Operating Income Before Depreciation and Amortization (OIBDA) and OIBDA margin. OIBDA represents operating income before depreciation and amortization. OIBDA margin is defined as OIBDA as a percentage of our net revenues. Our OIBDA may not be similar to OIBDA measures of other companies; is not a measurement under accounting principles generally accepted in the United States and should be considered in addition to, but not as a substitute for, the information contained in our consolidated statement of operations. We believe that OIBDA provides useful information to investors because it is an indicator of the strength and performance of our ongoing business operations, including our ability to fund discretionary spending such as capital expenditures, acquisitions of mobile operators and other investments and our ability to incur and service debt. While depreciation and amortization are considered operating costs under generally accepted accounting principles, these expenses primarily represent the non-cash current period allocation of costs associated with long-lived assets acquired or constructed in prior periods. Our OIBDA calculation is commonly used as one of the bases for investors, analysts and credit rating agencies to evaluate and compare the periodic and future operating performance and value of companies within the wireless telecommunications industry. OIBDA can be reconciled to our consolidated statements of operations as follows:
Jan - March 2009 | Jan - March 2008 | |||||||||
Operating Income | 434.7 | 860.3 | ||||||||
Depreciation and Amortisation | 434.8 | 557.5 | ||||||||
OIBDA | 869.5 | 1,417.8 |
1 Here and further presented net (loss) / income means net (loss) / income attributable to Sistema after minority interest.

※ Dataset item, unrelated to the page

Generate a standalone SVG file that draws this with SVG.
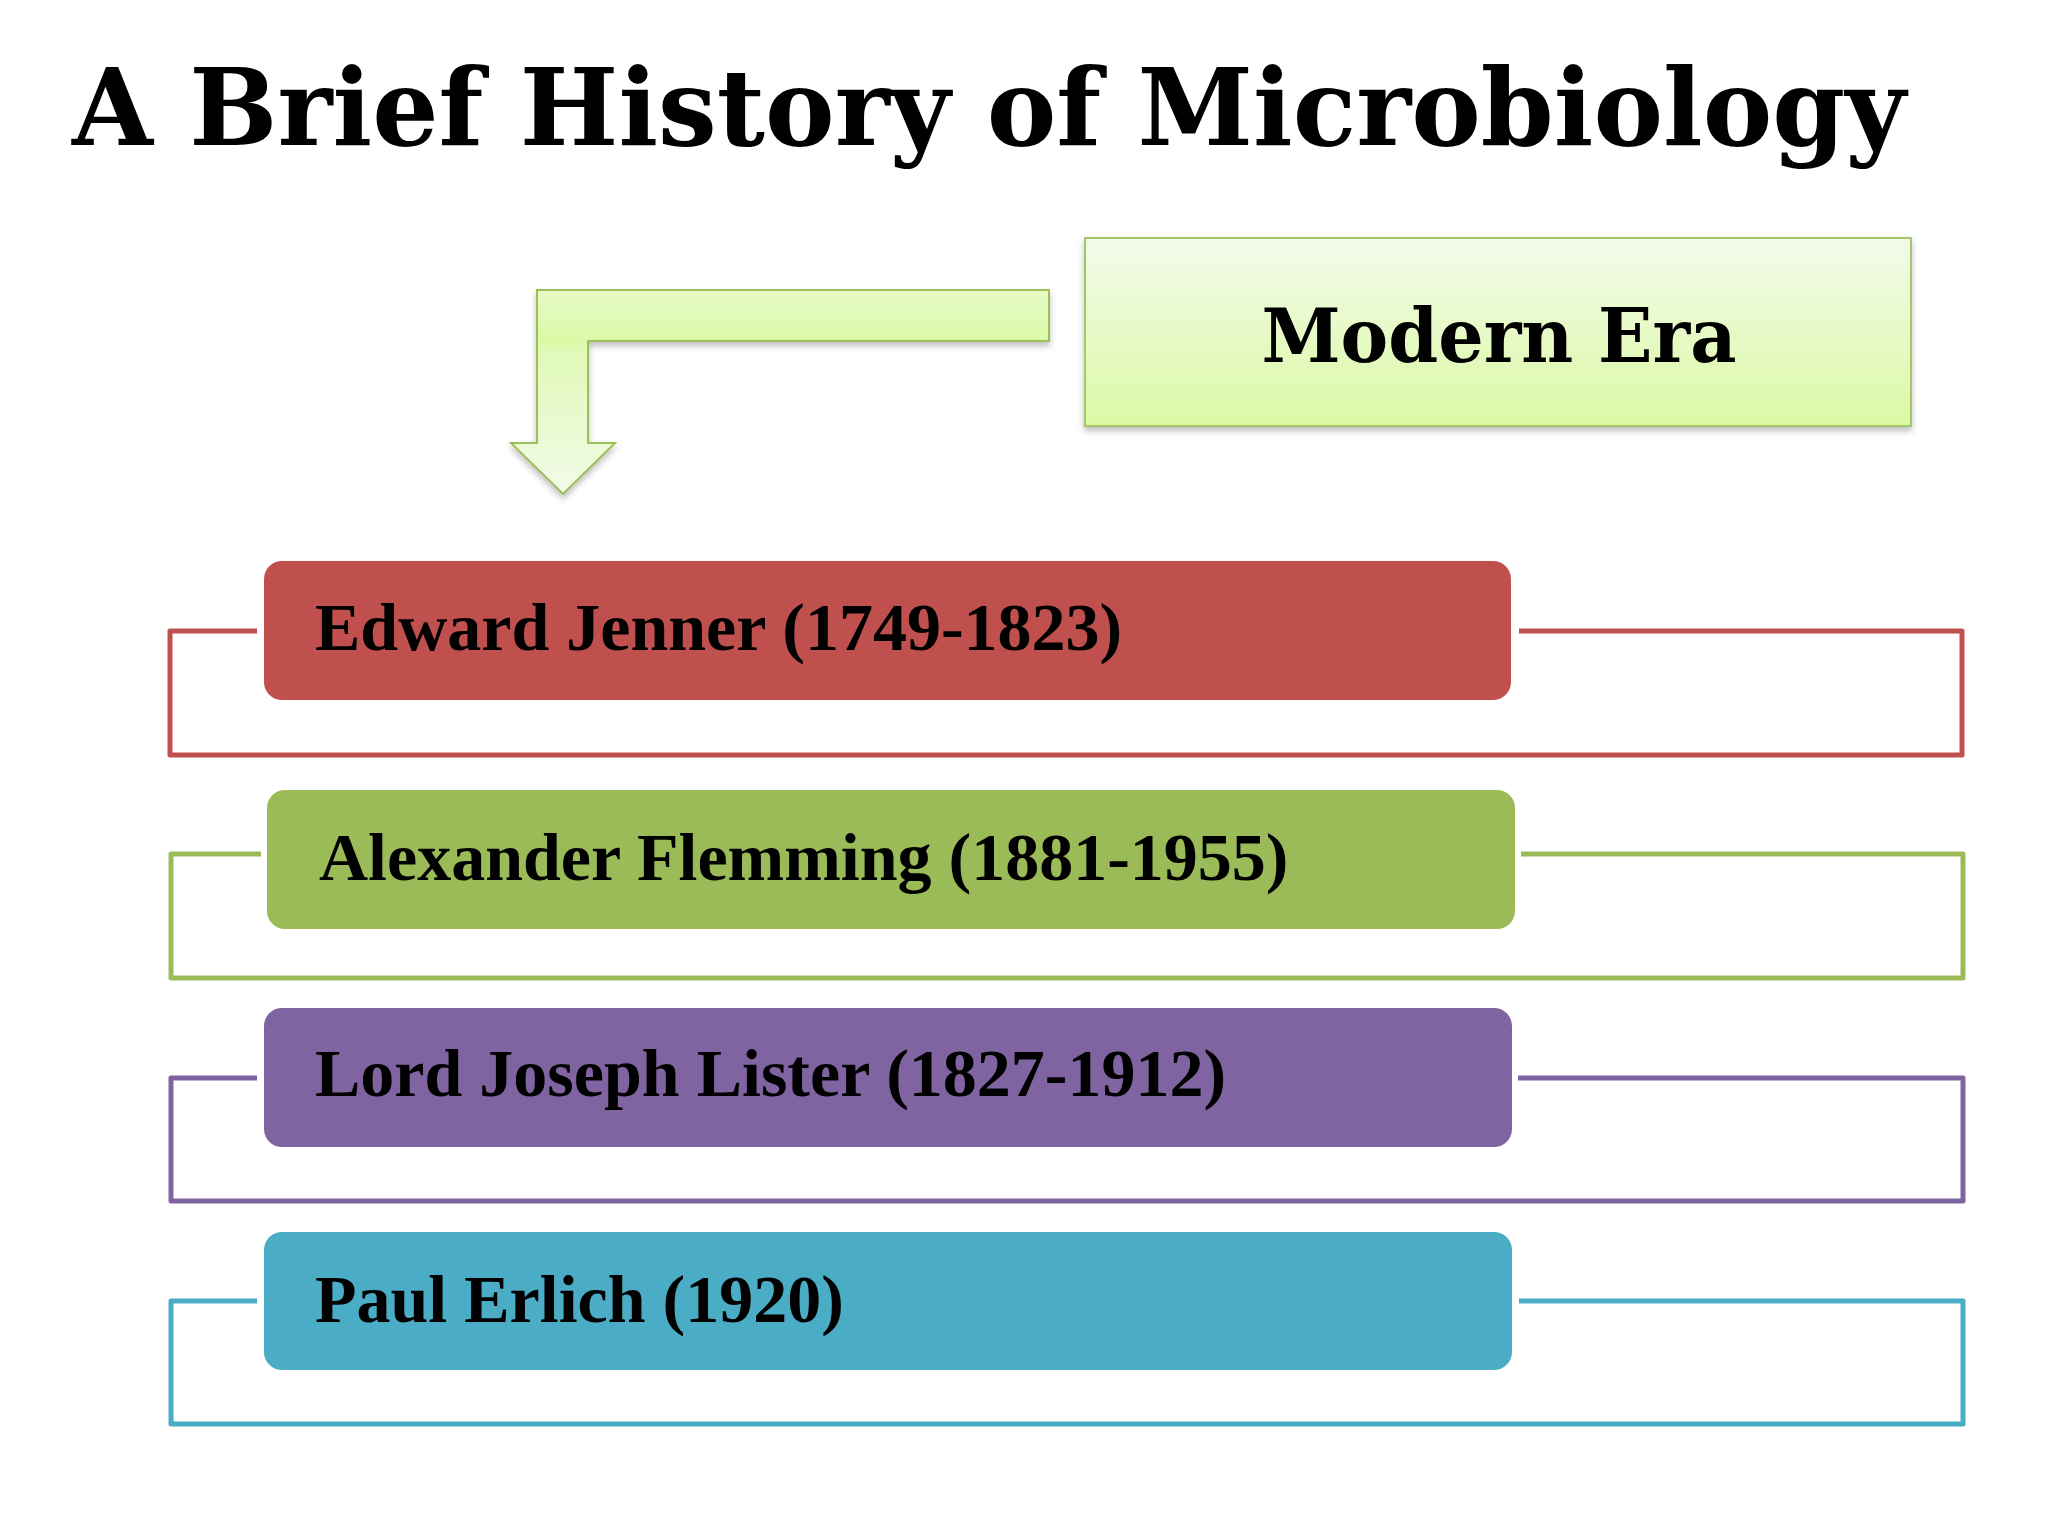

2 Losses from foreign exchange are presented here after deduction of minority share in losses from foreign exchange of subsidiaries.
3 Losses from foreign exchange are presented here after deduction of minority share in losses from foreign exchange of subsidiaries.
4 Here and further, in the comparison of period to period results of operations, in order to analyze changes, developments and trends in revenues by reference to individual subsidiary's revenues, revenues are presented on an aggregated basis, which is revenues after the elimination of intra-segment (between entities in the same segment) transactions, but before inter-segment (between entities in different segments) eliminations, unless accompanied by the word "consolidated". Amounts attributable to individual companies, where appropriate, are shown prior to both intra-segment and inter-segment eliminations and may differ from respective standalone values due to certain reclassifications and adjustments.